WRITTEN REQUEST
Sort through the data and copy the lines holding the word "Output".
Begin EXCERPTED RECORDS
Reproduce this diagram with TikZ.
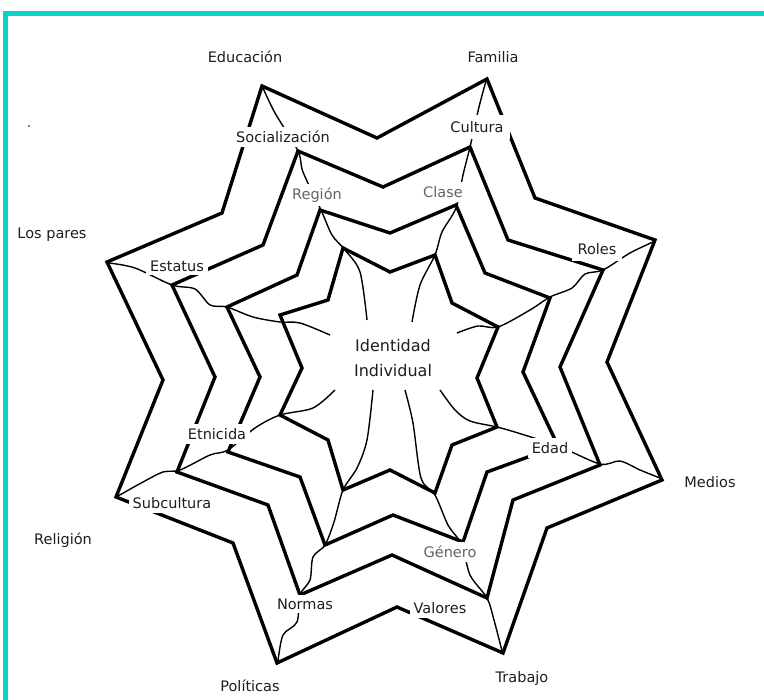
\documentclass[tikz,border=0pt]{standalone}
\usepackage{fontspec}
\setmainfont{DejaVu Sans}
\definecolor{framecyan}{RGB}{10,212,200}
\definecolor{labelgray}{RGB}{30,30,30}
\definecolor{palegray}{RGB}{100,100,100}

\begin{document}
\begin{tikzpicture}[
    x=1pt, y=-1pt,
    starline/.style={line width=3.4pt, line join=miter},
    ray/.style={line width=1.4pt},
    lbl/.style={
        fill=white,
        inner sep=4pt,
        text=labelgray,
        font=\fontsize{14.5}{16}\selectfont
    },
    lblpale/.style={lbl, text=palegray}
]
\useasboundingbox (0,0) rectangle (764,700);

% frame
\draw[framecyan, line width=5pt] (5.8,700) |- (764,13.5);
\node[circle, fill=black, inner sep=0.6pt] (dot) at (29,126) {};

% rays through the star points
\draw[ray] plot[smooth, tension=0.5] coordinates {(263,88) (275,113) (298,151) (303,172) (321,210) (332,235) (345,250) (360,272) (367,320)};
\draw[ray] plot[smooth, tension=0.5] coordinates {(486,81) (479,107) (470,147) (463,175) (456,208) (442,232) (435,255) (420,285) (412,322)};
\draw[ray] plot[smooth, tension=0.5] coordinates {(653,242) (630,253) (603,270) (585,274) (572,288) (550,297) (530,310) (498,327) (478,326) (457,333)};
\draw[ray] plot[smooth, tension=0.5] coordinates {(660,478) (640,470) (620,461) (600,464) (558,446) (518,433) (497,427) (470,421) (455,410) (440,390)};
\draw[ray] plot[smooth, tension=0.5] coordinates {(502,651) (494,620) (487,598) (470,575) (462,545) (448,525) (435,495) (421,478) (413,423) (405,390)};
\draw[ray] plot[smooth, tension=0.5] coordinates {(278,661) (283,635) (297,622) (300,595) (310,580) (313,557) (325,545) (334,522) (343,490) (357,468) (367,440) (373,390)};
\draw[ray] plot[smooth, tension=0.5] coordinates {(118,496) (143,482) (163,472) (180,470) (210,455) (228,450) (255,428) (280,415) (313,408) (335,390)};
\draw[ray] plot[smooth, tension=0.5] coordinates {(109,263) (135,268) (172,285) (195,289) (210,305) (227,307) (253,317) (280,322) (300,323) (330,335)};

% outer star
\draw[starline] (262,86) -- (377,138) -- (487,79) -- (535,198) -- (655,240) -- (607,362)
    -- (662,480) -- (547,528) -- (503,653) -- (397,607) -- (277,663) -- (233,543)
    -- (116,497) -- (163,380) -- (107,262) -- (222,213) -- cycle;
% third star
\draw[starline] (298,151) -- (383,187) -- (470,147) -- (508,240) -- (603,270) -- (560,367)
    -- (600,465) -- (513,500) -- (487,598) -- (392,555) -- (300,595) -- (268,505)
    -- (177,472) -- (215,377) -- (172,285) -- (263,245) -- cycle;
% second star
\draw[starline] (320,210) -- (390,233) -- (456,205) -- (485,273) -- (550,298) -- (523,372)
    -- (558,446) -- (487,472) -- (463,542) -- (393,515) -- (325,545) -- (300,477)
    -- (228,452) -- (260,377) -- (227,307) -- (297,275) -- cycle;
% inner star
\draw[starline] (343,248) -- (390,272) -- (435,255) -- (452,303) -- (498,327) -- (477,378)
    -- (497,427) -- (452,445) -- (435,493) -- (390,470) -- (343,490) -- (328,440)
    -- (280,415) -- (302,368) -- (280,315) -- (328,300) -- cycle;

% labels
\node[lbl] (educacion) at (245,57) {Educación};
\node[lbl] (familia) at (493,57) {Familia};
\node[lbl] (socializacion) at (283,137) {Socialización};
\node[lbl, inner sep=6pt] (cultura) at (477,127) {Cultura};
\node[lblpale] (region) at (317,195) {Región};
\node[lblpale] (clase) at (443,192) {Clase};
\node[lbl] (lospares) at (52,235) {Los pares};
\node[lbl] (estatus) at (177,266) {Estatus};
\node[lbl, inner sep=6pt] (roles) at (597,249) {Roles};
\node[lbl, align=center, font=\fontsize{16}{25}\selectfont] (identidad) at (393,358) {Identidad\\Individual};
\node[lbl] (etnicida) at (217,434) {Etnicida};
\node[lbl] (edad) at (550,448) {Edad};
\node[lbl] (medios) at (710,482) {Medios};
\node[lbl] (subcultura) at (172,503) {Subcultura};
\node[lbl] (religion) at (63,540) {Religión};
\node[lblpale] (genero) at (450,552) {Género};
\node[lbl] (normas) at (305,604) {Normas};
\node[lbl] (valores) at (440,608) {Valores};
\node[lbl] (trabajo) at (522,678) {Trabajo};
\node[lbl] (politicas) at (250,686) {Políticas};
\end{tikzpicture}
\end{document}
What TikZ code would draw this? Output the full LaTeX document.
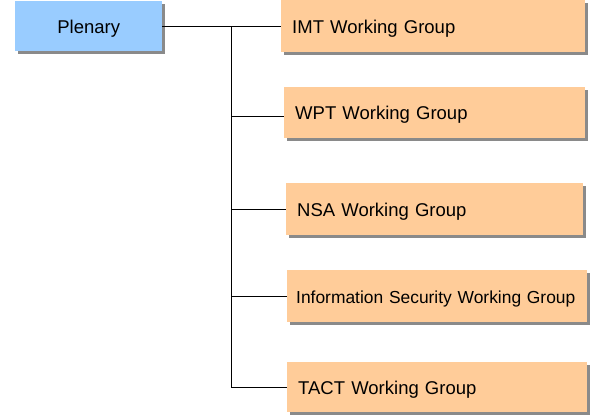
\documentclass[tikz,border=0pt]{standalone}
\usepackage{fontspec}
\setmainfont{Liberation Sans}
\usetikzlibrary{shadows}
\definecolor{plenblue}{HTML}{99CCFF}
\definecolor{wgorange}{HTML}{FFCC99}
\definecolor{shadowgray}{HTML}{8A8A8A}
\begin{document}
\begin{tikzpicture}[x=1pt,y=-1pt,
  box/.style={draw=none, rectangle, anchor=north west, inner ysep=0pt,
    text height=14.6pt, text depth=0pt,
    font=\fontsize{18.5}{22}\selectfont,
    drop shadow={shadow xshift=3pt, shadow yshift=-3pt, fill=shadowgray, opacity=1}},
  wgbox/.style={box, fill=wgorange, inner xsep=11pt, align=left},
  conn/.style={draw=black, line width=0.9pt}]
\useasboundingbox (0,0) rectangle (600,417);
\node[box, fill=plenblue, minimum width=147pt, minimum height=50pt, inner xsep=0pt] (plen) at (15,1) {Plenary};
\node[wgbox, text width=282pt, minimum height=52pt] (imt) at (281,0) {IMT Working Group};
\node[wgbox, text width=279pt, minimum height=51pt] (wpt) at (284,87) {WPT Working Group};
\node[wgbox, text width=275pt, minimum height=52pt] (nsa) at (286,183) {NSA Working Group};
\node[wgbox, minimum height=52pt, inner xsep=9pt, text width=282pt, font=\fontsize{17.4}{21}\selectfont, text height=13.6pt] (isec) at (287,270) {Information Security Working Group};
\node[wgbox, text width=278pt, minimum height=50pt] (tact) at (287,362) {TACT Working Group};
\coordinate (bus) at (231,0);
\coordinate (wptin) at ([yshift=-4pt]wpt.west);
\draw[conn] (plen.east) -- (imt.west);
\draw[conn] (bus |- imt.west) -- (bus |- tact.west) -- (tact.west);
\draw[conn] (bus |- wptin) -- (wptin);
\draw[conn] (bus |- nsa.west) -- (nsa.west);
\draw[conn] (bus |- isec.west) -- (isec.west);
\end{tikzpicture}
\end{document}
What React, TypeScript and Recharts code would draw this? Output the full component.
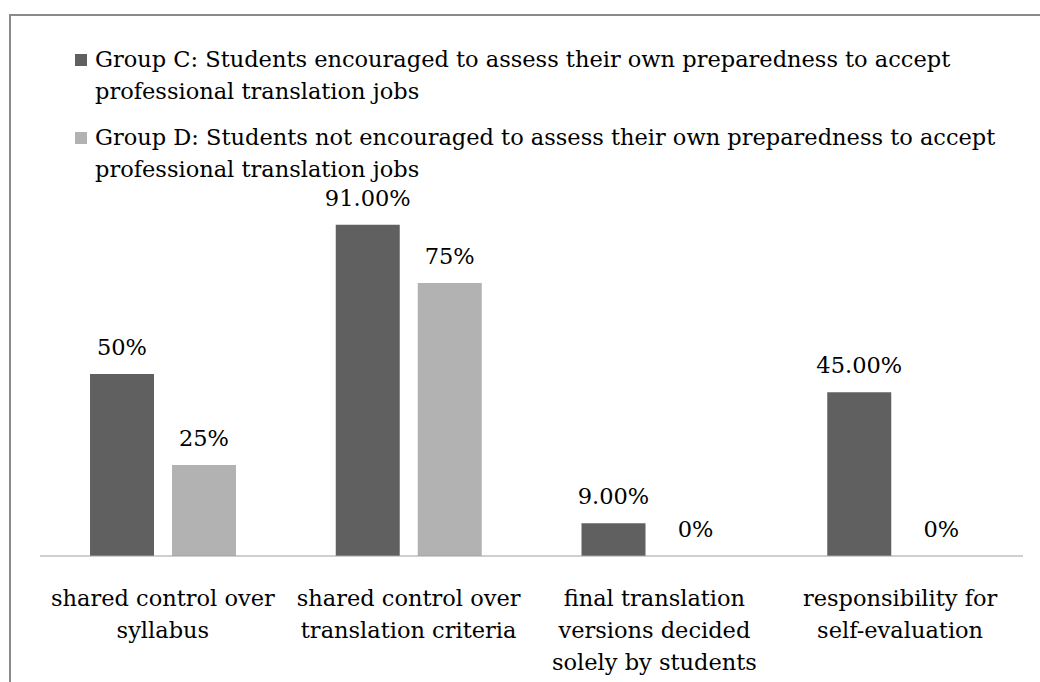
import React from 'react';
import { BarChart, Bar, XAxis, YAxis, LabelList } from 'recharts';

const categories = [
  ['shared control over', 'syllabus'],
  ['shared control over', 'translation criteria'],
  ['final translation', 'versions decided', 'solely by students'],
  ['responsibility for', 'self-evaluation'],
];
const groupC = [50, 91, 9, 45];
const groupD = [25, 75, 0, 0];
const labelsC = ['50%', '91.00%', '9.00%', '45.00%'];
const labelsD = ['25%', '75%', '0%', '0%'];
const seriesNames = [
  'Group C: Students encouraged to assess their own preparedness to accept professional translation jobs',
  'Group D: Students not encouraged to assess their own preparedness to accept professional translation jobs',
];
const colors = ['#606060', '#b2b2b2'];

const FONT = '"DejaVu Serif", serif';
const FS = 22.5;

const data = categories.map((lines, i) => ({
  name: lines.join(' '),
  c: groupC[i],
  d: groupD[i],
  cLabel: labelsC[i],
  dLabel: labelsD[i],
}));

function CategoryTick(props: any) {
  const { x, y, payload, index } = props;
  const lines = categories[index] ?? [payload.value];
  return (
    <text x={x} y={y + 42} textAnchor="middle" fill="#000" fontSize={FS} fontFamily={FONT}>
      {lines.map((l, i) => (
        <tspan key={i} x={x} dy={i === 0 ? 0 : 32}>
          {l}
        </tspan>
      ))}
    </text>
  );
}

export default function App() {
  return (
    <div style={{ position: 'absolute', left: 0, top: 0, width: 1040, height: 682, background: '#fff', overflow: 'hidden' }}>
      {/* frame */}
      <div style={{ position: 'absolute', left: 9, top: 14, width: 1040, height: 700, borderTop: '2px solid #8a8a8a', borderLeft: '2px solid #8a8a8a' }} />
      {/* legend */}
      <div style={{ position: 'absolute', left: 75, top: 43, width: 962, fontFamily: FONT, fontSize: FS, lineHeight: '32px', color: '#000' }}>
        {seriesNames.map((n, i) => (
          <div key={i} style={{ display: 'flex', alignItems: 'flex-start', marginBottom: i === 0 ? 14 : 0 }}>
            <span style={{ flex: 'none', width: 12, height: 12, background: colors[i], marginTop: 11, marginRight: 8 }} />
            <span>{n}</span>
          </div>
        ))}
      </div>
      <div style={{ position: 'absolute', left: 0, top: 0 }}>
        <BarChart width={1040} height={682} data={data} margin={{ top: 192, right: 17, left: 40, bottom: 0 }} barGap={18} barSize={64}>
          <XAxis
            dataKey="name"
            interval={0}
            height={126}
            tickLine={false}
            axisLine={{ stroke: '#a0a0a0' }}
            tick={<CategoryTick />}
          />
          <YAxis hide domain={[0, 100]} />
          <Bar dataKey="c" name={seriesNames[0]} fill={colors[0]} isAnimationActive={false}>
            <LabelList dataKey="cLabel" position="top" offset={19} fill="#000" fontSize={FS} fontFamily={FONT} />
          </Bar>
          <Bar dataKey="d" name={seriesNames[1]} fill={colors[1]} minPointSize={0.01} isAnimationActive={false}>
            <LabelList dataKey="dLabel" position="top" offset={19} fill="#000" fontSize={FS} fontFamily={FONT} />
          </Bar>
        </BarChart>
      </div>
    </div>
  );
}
End EXCERPTED RECORDS
COMPLETE RESPONSE
What TikZ code would draw this? Output the full LaTeX document.
What React, TypeScript and Recharts code would draw this? Output the full component.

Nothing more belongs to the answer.